LOOPE, Henry M., Indiana Geological Survey, Indiana University, 611 N. Walnut Grove Avenue, Geology Building, Bloomington, IN 47405, loope@wisc.edu, MASON, Joseph A., Department of Geography, University of Wisconsin-Madison, 550 N. Park St, 160 Science Hall, Madison, WI 53706, GOBLE, Ronald J., Department of Earth and Atmospheric Sciences, University of Nebraska-Lincoln, Lincoln, NE 68588, HANSON, Paul R., School of Natural Resources, University of Nebraska-Lincoln, 3310 Holdrege Street, Lincoln, NE 68583, and YOUNG, Aaron R., School of Natural Resources, University of Nebraska-Lincoln, Lincoln, NE 68583
Eolian sediments (sand and loess) of the North American midcontinent provide important information regarding past climate and terrestrial processes. An accurate chronology of eolian activity is necessary to compare with other records of paleoenvironmental change, including fluctuations of the Laurentide Ice Sheet and paleoecological records of vegetation change.

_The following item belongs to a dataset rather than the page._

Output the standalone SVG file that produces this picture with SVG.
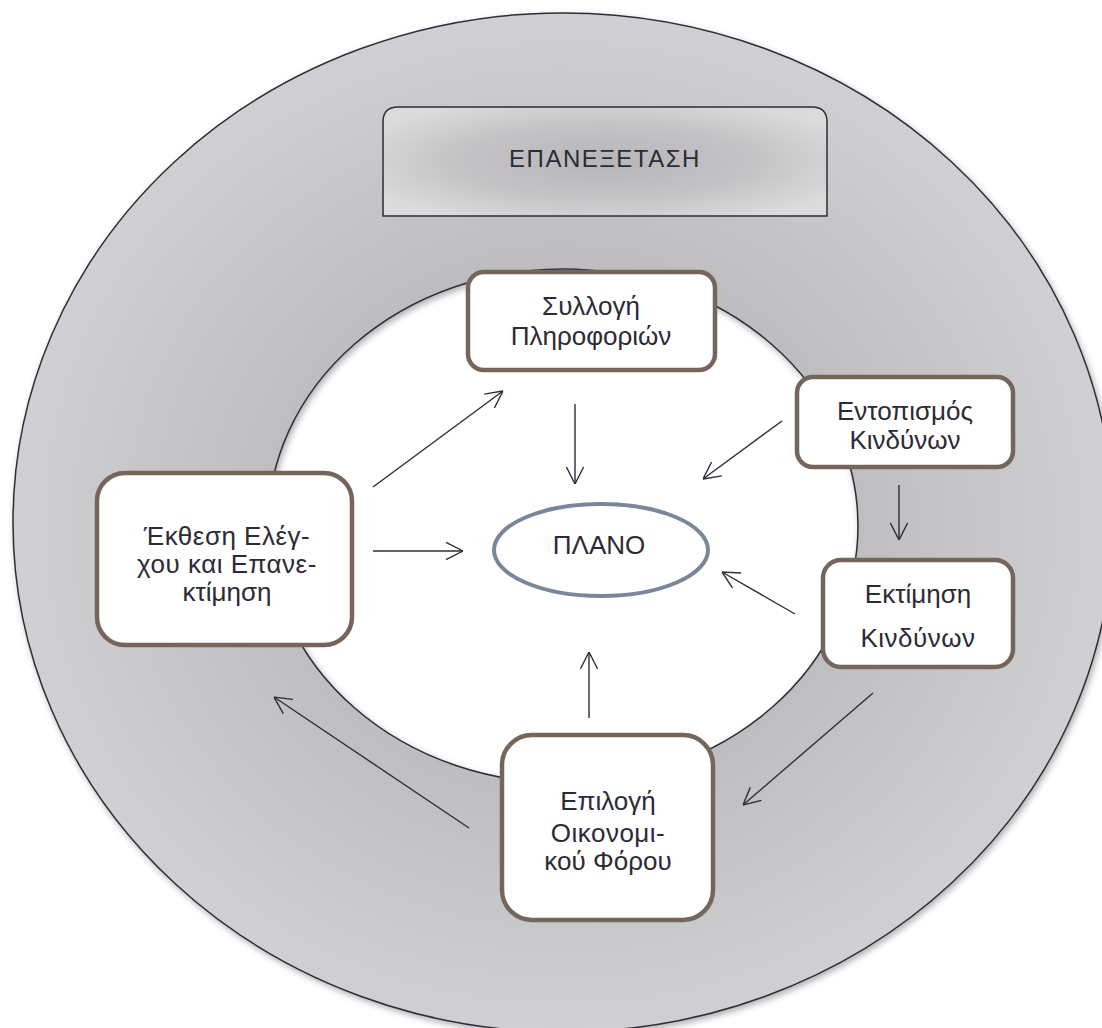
<svg xmlns="http://www.w3.org/2000/svg" width="1102" height="1028" viewBox="0 0 1102 1028">
  <style>
    .lbl { font-family: "Liberation Sans", Arial, sans-serif; font-size: 26px; fill: #2b2b36; text-anchor: middle; }
    .title { font-size: 24px; letter-spacing: 1.5px; }
    .box { fill: #ffffff; stroke: #76655a; stroke-width: 4.5; }
    .edge { stroke: #2d2d3a; stroke-width: 1.4; fill: none; marker-end: url(#head); }
  </style>
  <defs>
    <radialGradient id="ringFill" cx="0.5" cy="0.5" r="0.5">
      <stop offset="0.5" stop-color="#bdbdc0"/>
      <stop offset="1" stop-color="#d0d0d2"/>
    </radialGradient>
    <radialGradient id="bannerFill" cx="0.5" cy="0.5" r="0.6">
      <stop offset="0" stop-color="#b6b6b8"/>
      <stop offset="0.55" stop-color="#c3c3c5"/>
      <stop offset="1" stop-color="#dbdbdc"/>
    </radialGradient>
    <filter id="softShadow" x="-5%" y="-5%" width="110%" height="110%">
      <feDropShadow dx="2" dy="3" stdDeviation="3" flood-color="#000000" flood-opacity="0.3"/>
    </filter>
    <marker id="head" markerUnits="userSpaceOnUse" viewBox="0 0 20 20" markerWidth="20" markerHeight="20" refX="20" refY="10" orient="auto">
      <path d="M3,1.4 L20,10 L3,18.6" fill="none" stroke="#2d2d3a" stroke-width="1.4"/>
    </marker>
  </defs>

  <!-- review ring -->
  <g id="ring">
    <path d="M13,522.5 a550,509.5 0 1,0 1100,0 a550,509.5 0 1,0 -1100,0 Z M268,526 a295,257 0 1,0 590,0 a295,257 0 1,0 -590,0 Z"
          fill="url(#ringFill)" fill-rule="evenodd" stroke="#2d2d3a" stroke-width="1.5" filter="url(#softShadow)"/>
  </g>

  <!-- review banner -->
  <g id="review">
    <path d="M383,216 L383,122 Q383,107 398,107 L812,107 Q827,107 827,122 L827,216 Z" fill="url(#bannerFill)" stroke="#2d2d3a" stroke-width="1.5"/>
    <text class="lbl title" x="605" y="167">ΕΠΑΝΕΞΕΤΑΣΗ</text>
  </g>

  <!-- connectors -->
  <g id="connectors">
    <line class="edge" x1="373" y1="487" x2="503" y2="391"/>
    <line class="edge" x1="575" y1="404" x2="575" y2="484"/>
    <line class="edge" x1="782" y1="421" x2="703" y2="479"/>
    <line class="edge" x1="899" y1="485" x2="899" y2="540"/>
    <line class="edge" x1="795" y1="614" x2="722" y2="572"/>
    <line class="edge" x1="373" y1="551" x2="463" y2="551"/>
    <line class="edge" x1="589" y1="718" x2="589" y2="652"/>
    <line class="edge" x1="873" y1="693" x2="743" y2="805"/>
    <line class="edge" x1="469" y1="828" x2="274" y2="697"/>
  </g>

  <!-- nodes -->
  <g id="collect">
    <rect class="box" x="468" y="272" width="247" height="98" rx="16"/>
    <text class="lbl" x="591" y="315">Συλλογή</text>
    <text class="lbl" x="591" y="345">Πληροφοριών</text>
  </g>

  <g id="identify">
    <rect class="box" x="797" y="377" width="216" height="90" rx="16"/>
    <text class="lbl" x="905" y="420">Εντοπισμός</text>
    <text class="lbl" x="905" y="449">Κινδύνων</text>
  </g>

  <g id="assess">
    <rect class="box" x="823" y="560" width="190" height="107" rx="18"/>
    <text class="lbl" x="918" y="603">Εκτίμηση</text>
    <text class="lbl" x="918" y="647" letter-spacing="0.5">Κινδύνων</text>
  </g>

  <g id="plan">
    <ellipse cx="601" cy="550" rx="107" ry="46" fill="#ffffff" stroke="#7a8799" stroke-width="4"/>
    <text class="lbl" x="599" y="554">ΠΛΑΝΟ</text>
  </g>

  <g id="report">
    <rect class="box" x="97" y="473" width="255" height="172" rx="28"/>
    <text class="lbl" x="227" y="545" letter-spacing="0.5">Έκθεση Ελέγ-</text>
    <text class="lbl" x="227" y="573" letter-spacing="0.5">χου και Επανε-</text>
    <text class="lbl" x="227" y="601">κτίμηση</text>
  </g>

  <g id="select">
    <rect class="box" x="502" y="735" width="211" height="185" rx="30"/>
    <text class="lbl" x="608" y="810">Επιλογή</text>
    <text class="lbl" x="608" y="842" letter-spacing="0.5">Οικονομι-</text>
    <text class="lbl" x="608" y="870">κού Φόρου</text>
  </g>
</svg>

Optically stimulated luminescence dating was used to determine the depositional age of eolian sand within the Upper Mississippi River basin to reconstruct the timing of past changes in surface sand availability and patterns of atmospheric circulation. Regional mapping of eolian sand from soil survey data and LiDAR DEMs beyond the Late Wisconsin limit of the Laurentide Ice Sheet in western Wisconsin, southeastern Minnesota and eastern Iowa provides key insight into the sources for eolian sand, potential transport distances, and morphology of dunes. Dunes were sampled along a north to south transect from the northern Driftless Area in western Wisconsin to the Iowan Erosion Surface in northeastern Iowa. Twenty nine optical ages on eolian sand range from ca. 20 to 13 ka, with the majority of ages clustered around 16 ka. The bulk of ages fall near the end of an interval documented by previous research within the study area, indicating accelerated mass wasting between ca. 23 and 14 ka based on calibrated radiocarbon ages on wood and gastropods from colluvium. One possibility is that the cluster of ages ca. 16 ka records an increase in sediment availability owing to a change in surface and subsurface hydrology associated with the degradation of permafrost, a time during which factors that allow for the movement of sand, including low ground cover percentage and well-drained surface conditions, were maximized. Significant retreat of the Lake Michigan and Des Moines Lobes also occurred after 16 ka, and the final record of tundra-like vegetation and permafrost occurs near 16 ka in the study area. Optical ages on eolian sand sourced from several distinct geomorphic settings, including fluvial (fill terrace) sediments from both glaciated and unglaciated fluvial catchments and colluvium derived from Cambrian sandstones, overlap within error at ca. 16 ka, suggesting a regional eolian response rather than localized responses due to changes in sediment supply.